Member of the New Hampshire House of Representatives from the Sullivan 5th district
- Incumbent
- Assumed office December 5, 2018
- Preceded by: Raymond Gagnon

Personal details
- Born: 1947 (age 78–79)
- Party: Republican
- Spouse: Claire
- Children: 3

Military service
- Allegiance: United States Army Transportation Corps
- Years of service: 1964

= Walter Stapleton (politician) =

American politician

Walter A. Stapleton (born 1947) is a New Hampshire politician. A member of the Republican Party, he currently serves in the New Hampshire House of Representatives.

==Biography==
Stapleton lived in Fairfield and then Milford, Connecticut. He enlisted in the United States Army Transportation Corps in 1964. Stapleton moved to Claremont, New Hampshire, in 1983, where he currently resides.

==Political career==
In 2016, Stapleton ran for a seat in the New Hampshire House of Representatives that represented the Sullivan 10 district, but was defeated. Stapleton was a delegate to the Republican National Convention in 2016.

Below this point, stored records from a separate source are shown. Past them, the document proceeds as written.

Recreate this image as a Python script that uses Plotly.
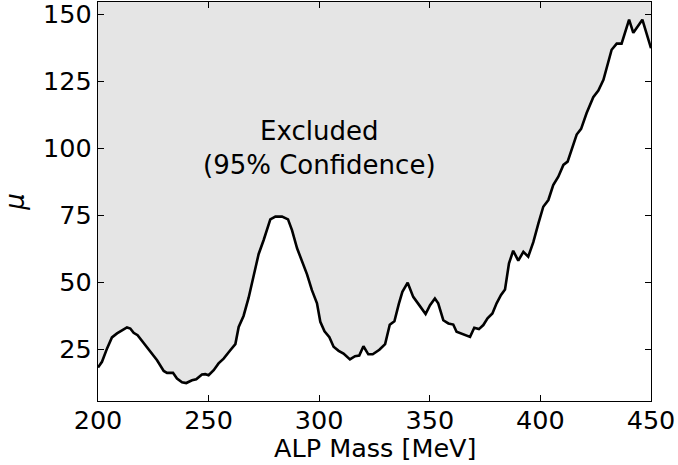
import plotly.graph_objects as go

mass = [200, 201.8, 204.1, 206.3, 208.6, 210.8, 213.1, 214.6, 216.1, 217.9,
        220.6, 223.6, 226.7, 229.7, 231.2, 233.9, 235.7, 238, 239.9, 242.5,
        244.4, 247, 248.5, 250, 252.3, 254.5, 256.8, 259.8, 262.1, 263.6,
        265.8, 268.1, 270.3, 272.6, 274.9, 276.4, 277.9, 280.2, 283.2, 285.9,
        287.7, 290, 292.2, 294.5, 296.7, 299, 300.5, 302.4, 304.6, 306.5,
        308.8, 311, 313.9, 316.2, 318.1, 320, 322.2, 324.2, 327.2, 329.8,
        331.9, 334, 336, 337.6, 340, 342.5, 344.9, 348.1, 350.1, 352.3,
        353.8, 356.1, 358.4, 360.6, 362.1, 365.1, 368.2, 370.1, 372.2, 374.2,
        376.1, 378.3, 380.2, 382.2, 384, 385.8, 387.7, 390, 392.3, 394.5,
        396.8, 399.1, 401.3, 403.6, 405.8, 408.1, 410.4, 412.3, 414.1, 416.4,
        418.4, 420.9, 423.9, 426.2, 428.5, 430.4, 432.2, 434.5, 436.7, 440.1,
        442, 446.1, 448, 450]
mu_limit = [18.3, 20.4, 25.4, 29.5, 31, 32.2, 33.2, 32.8, 31.2, 30.3,
            27.5, 24.5, 21, 17, 16.3, 16.3, 14.2, 12.8, 12.5, 13.5,
            13.9, 15.7, 15.8, 15.4, 17.3, 19.8, 21.6, 24.7, 27, 33.4,
            37.5, 44.3, 52.8, 60.5, 65.8, 69.5, 73.5, 74.5, 74.5, 73.5,
            69.5, 62.7, 58.3, 53, 47.1, 42.2, 35.3, 31.8, 29.6, 26,
            24.5, 23.5, 21.3, 22.5, 22.7, 26.2, 23.2, 23.2, 24.9, 27,
            34.2, 35.5, 42, 46.5, 49.9, 44.6, 41.9, 38.2, 41.5, 44,
            42.2, 35.9, 34.7, 34.3, 31.6, 30.7, 29.7, 33.1, 32.6, 34.1,
            36.6, 38.4, 42.2, 45.3, 47.4, 57.1, 61.8, 58.1, 61.4, 59.6,
            65, 72, 78.2, 80.7, 86.3, 89.4, 93.8, 95, 99.4, 105.1,
            107.2, 113.1, 119, 121.5, 125.5, 131.1, 136.7, 139, 139, 147.9,
            143, 147.9, 142.3, 137.3]

x_ticks = [200, 250, 300, 350, 400, 450]
y_ticks = [25, 50, 75, 100, 125, 150]
y_top = 200

FONT = "DejaVu Sans"

fig = go.Figure()
fig.add_trace(go.Scatter(x=mass, y=[y_top] * len(mass), mode="lines",
                         line=dict(width=0, color="rgba(0,0,0,0)"),
                         hoverinfo="skip", showlegend=False))
fig.add_trace(go.Scatter(x=mass, y=mu_limit, mode="lines",
                         fill="tonexty", fillcolor="#e5e5e5",
                         line=dict(color="black", width=2.6),
                         showlegend=False))

fig.add_annotation(x=300, y=100, text="Excluded<br>(95% Confidence)",
                   showarrow=False, font=dict(family=FONT, size=26, color="black"),
                   align="center", xanchor="center", yanchor="middle")

# x-axis title as an annotation below the tick labels
fig.add_annotation(x=0.5, y=0, xref="paper", yref="paper", text="ALP Mass [MeV]",
                   showarrow=False, font=dict(family=FONT, size=25.5, color="black"),
                   xanchor="center", yanchor="bottom", yshift=-63, borderpad=0)

axis_common = dict(showline=True, linecolor="black", linewidth=1.3, mirror="ticks",
                   ticks="inside", ticklen=6, tickwidth=1.3, tickcolor="black",
                   showgrid=False, zeroline=False, ticklabeloverflow="allow",
                   tickfont=dict(family=FONT, size=25.5, color="black"))

fig.update_xaxes(range=[200, 450], tickvals=x_ticks, ticklabelstandoff=-4, **axis_common)
fig.update_yaxes(range=[5.8, 154.5], tickvals=y_ticks,
                 title=dict(text="<i>μ</i>", font=dict(family=FONT, size=26, color="black")),
                 **axis_common)

fig.update_layout(width=678, height=465, plot_bgcolor="white", paper_bgcolor="white",
                  margin=dict(l=98, r=27, t=2, b=64, autoexpand=False),
                  font=dict(family=FONT, color="black"))

fig.write_html("out.html", config={"displayModeBar": False},
               post_script="document.body.style.margin='0';document.body.style.padding='0';")
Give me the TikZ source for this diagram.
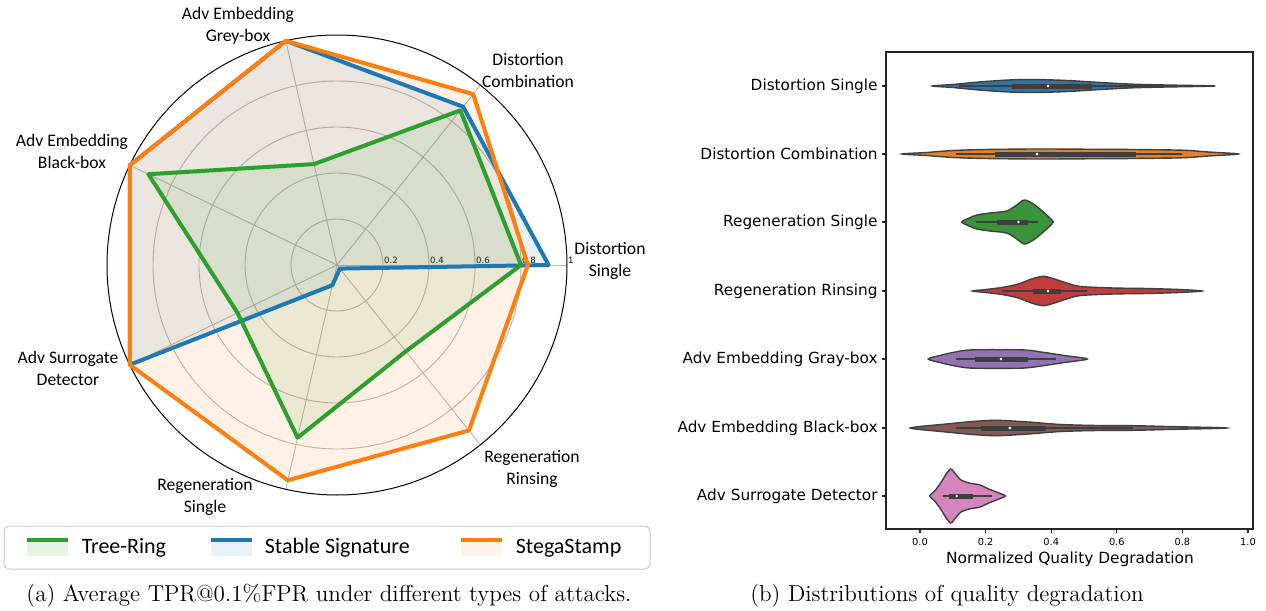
\documentclass[tikz,border=0pt]{standalone}
\usepackage{fontspec}
\usepackage{tikz}
\usetikzlibrary{positioning}

\newfontfamily\carlito{Carlito}
\newfontfamily\dejavu{DejaVu Sans}

\definecolor{trgreen}{HTML}{2CA02C}
\definecolor{ssblue}{HTML}{1F77B4}
\definecolor{sgorange}{HTML}{FF7F0E}
\definecolor{vblue}{HTML}{3274A1}
\definecolor{vorange}{HTML}{E1812C}
\definecolor{vgreen}{HTML}{3A923A}
\definecolor{vred}{HTML}{C03D3E}
\definecolor{vpurple}{HTML}{9372B2}
\definecolor{vbrown}{HTML}{845B53}
\definecolor{vpink}{HTML}{D684BD}
\definecolor{vedge}{HTML}{3F3F3F}

\begin{document}
\begin{tikzpicture}[x=0.5pt, y=-0.5pt,
	gridline/.style={draw=black!28, line width=0.45pt},
	series/.style={line width=2pt, line join=round},
	axlabel/.style={font=\carlito\fontsize{8.8}{11}\selectfont, align=center, inner sep=0pt},
	rtick/.style={font=\dejavu\fontsize{4.3}{5}\selectfont, anchor=south west, inner sep=0.4pt},
	legkey/.style={minimum width=20.5pt, minimum height=8pt, inner sep=0pt},
	legtext/.style={font=\carlito\fontsize{11}{13}\selectfont, inner sep=0pt},
	caption/.style={font=\fontsize{11.55}{13}\selectfont, inner sep=0pt},
	catlabel/.style={font=\dejavu\fontsize{7.65}{9}\selectfont, anchor=east, inner sep=0pt},
	xtick/.style={font=\dejavu\fontsize{4.9}{6}\selectfont, inner sep=0pt},
	frame/.style={draw=black!85, line width=0.55pt},
	violin/.style={draw=vedge, line width=0.7pt},
	whisk/.style={draw=vedge, line width=0.6pt},
	qbox/.style={draw=vedge, line width=2.5pt}]

	\useasboundingbox (0,0) rectangle (1266,611);
	\fill[white] (0,0) rectangle (1266,611);

	% radar chart, unit radius = 230px
	\begin{scope}[shift={(337,265)}, x=115pt, y=115pt]
		\foreach \r in {0.2,0.4,0.6,0.8}
			\draw[gridline] (0,0) circle (\r);
		\foreach \a in {0,...,6}
			\draw[gridline] (0,0) -- ({\a*360/7}:1);
		\draw[black, line width=0.5pt] (0,0) circle (1);

		\node[rtick] (r2) at (0.2,0) {0.2};
		\node[rtick] (r4) at (0.4,0) {0.4};
		\node[rtick] (r6) at (0.6,0) {0.6};
		\node[rtick] (r8) at (0.8,0) {0.8};
		\node[rtick] (r10) at (1,0) {1};

		\fill[ssblue, opacity=0.1] (0:0.92) -- (51.43:0.88) -- (102.86:1) -- (154.29:1) -- (205.71:1) -- (257.14:0.09) -- (308.57:0.02) -- cycle;
		\fill[trgreen, opacity=0.1] (0:0.8) -- (51.43:0.86) -- (102.86:0.45) -- (154.29:0.91) -- (205.71:0.48) -- (257.14:0.77) -- (308.57:0.48) -- cycle;
		\fill[sgorange, opacity=0.1] (0:0.83) -- (51.43:0.95) -- (102.86:1) -- (154.29:1) -- (205.71:1) -- (257.14:0.96) -- (308.57:0.92) -- cycle;

		\draw[series, ssblue] (0:0.92) -- (51.43:0.88) -- (102.86:1) -- (154.29:1) -- (205.71:1) -- (257.14:0.09) -- (308.57:0.02) -- cycle;
		\draw[series, trgreen] (0:0.8) -- (51.43:0.86) -- (102.86:0.45) -- (154.29:0.91) -- (205.71:0.48) -- (257.14:0.77) -- (308.57:0.48) -- cycle;
		\draw[series, sgorange] (0:0.83) -- (51.43:0.95) -- (102.86:1) -- (154.29:1) -- (205.71:1) -- (257.14:0.96) -- (308.57:0.92) -- cycle;
	\end{scope}

	\node[axlabel] (dsingle) at (610,261) {Distortion\\Single};
	\node[axlabel] (dcomb) at (528,70) {Distortion\\Combination};
	\node[axlabel] (greybox) at (238,26) {Adv Embedding\\Grey-box};
	\node[axlabel] (blackbox) at (72,151) {Adv Embedding\\Black-box};
	\node[axlabel] (surrogate) at (68,368) {Adv Surrogate\\Detector};
	\node[axlabel] (rsingle) at (205,497) {Regeneration\\Single};
	\node[axlabel] (rrinse) at (532,469) {Regeneration\\Rinsing};

	% legend
	\draw[draw=black!20, fill=white, line width=0.5pt, rounded corners=2.5pt] (4,526) rectangle (650,569);
	\node[legkey, fill=trgreen!12] (key1) at (47.5,548) {};
	\node[legkey, fill=ssblue!10] (key2) at (231.5,548) {};
	\node[legkey, fill=sgorange!10] (key3) at (481.5,548) {};
	\draw[trgreen, line width=2pt] (key1.north west) -- (key1.north east);
	\draw[ssblue, line width=2pt] (key2.north west) -- (key2.north east);
	\draw[sgorange, line width=2pt] (key3.north west) -- (key3.north east);
	\node[legtext, right=6.5pt of key1] (tr) {Tree-Ring};
	\node[legtext, right=6pt of key2] (ss) {Stable Signature};
	\node[legtext, right=6.5pt of key3] (sg) {StegaStamp};

	\node[caption] (capa) at (329,596) {(a) Average TPR@0.1\%FPR under different types of attacks.};

	% violin plot
	\draw[frame] (886,52) rectangle (1253,529);
	\foreach \y in {86,154,222,291,359,428,496}
		\draw[frame] (886,\y) -- (882,\y);
	\node[catlabel] (c1) at (878,86) {Distortion Single};
	\node[catlabel] (c2) at (878,154) {Distortion Combination};
	\node[catlabel] (c3) at (878,222) {Regeneration Single};
	\node[catlabel] (c4) at (878,291) {Regeneration Rinsing};
	\node[catlabel] (c5) at (878,359) {Adv Embedding Gray-box};
	\node[catlabel] (c6) at (878,428) {Adv Embedding Black-box};
	\node[catlabel] (c7) at (878,496) {Adv Surrogate Detector};

	\begin{scope}[shift={(920,0)}, x=164pt]
		\foreach \v [count=\i] in {0.0,0.2,0.4,0.6,0.8,1.0} {
			\draw[frame] (\v,529) -- (\v,533);
			\node[xtick] (xt\i) at (\v,542) {\v};
		}

		\begin{scope}[shift={(0,86)}]
			\filldraw[violin, fill=vblue] plot[smooth cycle] coordinates {(0.037,0) (0.10,-1.5) (0.18,-4) (0.27,-6) (0.35,-6.5) (0.45,-5.5) (0.55,-3.5) (0.65,-1.8) (0.75,-1) (0.90,0) (0.75,1) (0.65,1.8) (0.55,3.5) (0.45,5.5) (0.35,6.5) (0.27,6) (0.18,4) (0.10,1.5)};
			\draw[whisk] (0.12,0) -- (0.80,0);
			\draw[qbox] (0.28,0) -- (0.524,0);
			\fill[white] (0.39,0) circle (0.7pt);
		\end{scope}

		\begin{scope}[shift={(0,154)}]
			\filldraw[violin, fill=vorange] plot[smooth cycle] coordinates {(-0.055,0) (0.02,-1.5) (0.10,-3.5) (0.20,-4.5) (0.35,-5) (0.50,-4.8) (0.65,-4.5) (0.80,-3.8) (0.88,-2) (0.97,0) (0.88,2) (0.80,3.8) (0.65,4.5) (0.50,4.8) (0.35,5) (0.20,4.5) (0.10,3.5) (0.02,1.5)};
			\draw[whisk] (0.11,0) -- (0.80,0);
			\draw[qbox] (0.23,0) -- (0.66,0);
			\fill[white] (0.357,0) circle (0.7pt);
		\end{scope}

		\begin{scope}[shift={(0,222)}]
			\filldraw[violin, fill=vgreen] plot[smooth cycle] coordinates {(0.127,0) (0.15,-4) (0.173,-7) (0.213,-9) (0.264,-11) (0.295,-17) (0.318,-22) (0.346,-18) (0.376,-10) (0.396,-4) (0.406,0) (0.396,4) (0.376,10) (0.346,18) (0.318,22) (0.295,17) (0.264,11) (0.213,9) (0.173,7) (0.15,4)};
			\draw[whisk] (0.17,0) -- (0.36,0);
			\draw[qbox] (0.234,0) -- (0.33,0);
			\fill[white] (0.30,0) circle (0.7pt);
		\end{scope}

		\begin{scope}[shift={(0,291)}]
			\filldraw[violin, fill=vred] plot[smooth cycle] coordinates {(0.16,0) (0.20,-1.5) (0.25,-3.5) (0.30,-7) (0.34,-12) (0.376,-14.7) (0.41,-12) (0.447,-8) (0.49,-4.5) (0.59,-3) (0.69,-2.5) (0.79,-1.5) (0.86,0) (0.79,1.5) (0.69,2.5) (0.59,3) (0.49,4.5) (0.447,8) (0.41,12) (0.376,14.7) (0.34,12) (0.30,7) (0.25,3.5) (0.20,1.5)};
			\draw[whisk] (0.25,0) -- (0.51,0);
			\draw[qbox] (0.345,0) -- (0.43,0);
			\fill[white] (0.39,0) circle (0.7pt);
		\end{scope}

		\begin{scope}[shift={(0,359)}]
			\filldraw[violin, fill=vpurple] plot[smooth cycle] coordinates {(0.025,0) (0.06,-3.5) (0.10,-6.5) (0.15,-9) (0.24,-9.3) (0.32,-9) (0.38,-6.5) (0.44,-3.5) (0.51,0) (0.44,3.5) (0.38,6.5) (0.32,9) (0.24,9.3) (0.15,9) (0.10,6.5) (0.06,3.5)};
			\draw[whisk] (0.11,0) -- (0.415,0);
			\draw[qbox] (0.168,0) -- (0.33,0);
			\fill[white] (0.247,0) circle (0.7pt);
		\end{scope}

		\begin{scope}[shift={(0,428)}]
			\filldraw[violin, fill=vbrown] plot[smooth cycle] coordinates {(-0.03,0) (0.0,-1.5) (0.08,-4) (0.16,-6.5) (0.234,-7.7) (0.33,-6) (0.43,-3.5) (0.54,-2.5) (0.65,-2.3) (0.75,-1.5) (0.935,0) (0.75,1.5) (0.65,2.3) (0.54,2.5) (0.43,3.5) (0.33,6) (0.234,7.7) (0.16,6.5) (0.08,4) (0.0,1.5)};
			\draw[whisk] (0.11,0) -- (0.65,0);
			\draw[qbox] (0.186,0) -- (0.384,0);
			\fill[white] (0.274,0) circle (0.7pt);
		\end{scope}

		\begin{scope}[shift={(0,496)}]
			\filldraw[violin, fill=vpink] plot[smooth cycle] coordinates {(0.03,0) (0.045,-5) (0.065,-14) (0.08,-22) (0.094,-27) (0.108,-22) (0.125,-16) (0.15,-13) (0.183,-11) (0.213,-6.5) (0.245,-2.5) (0.26,0) (0.245,2.5) (0.213,6.5) (0.183,11) (0.15,13) (0.125,16) (0.108,22) (0.094,27) (0.08,22) (0.065,14) (0.045,5)};
			\draw[whisk] (0.07,0) -- (0.22,0);
			\draw[qbox] (0.088,0) -- (0.162,0);
			\fill[white] (0.112,0) circle (0.7pt);
		\end{scope}
	\end{scope}

	\node[font=\dejavu\fontsize{7.7}{9}\selectfont, inner sep=0pt] (xlabel) at (1070,559) {Normalized Quality Degradation};
	\node[caption] (capb) at (947,596) {(b) Distributions of quality degradation};
\end{tikzpicture}
\end{document}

On November 6, 2018, Stapleton was elected to the New Hampshire House of Representatives where he represents the Sullivan 5 district. Stapleton assumed office on December 5, 2018. Stapleton is anti-abortion and opposes same-sex marriage.

==Personal life==
Stapleton married Claire in 1968 in Barryville, New York. Together they have three sons. Stapleton is a member of St. Mary's Catholic Church.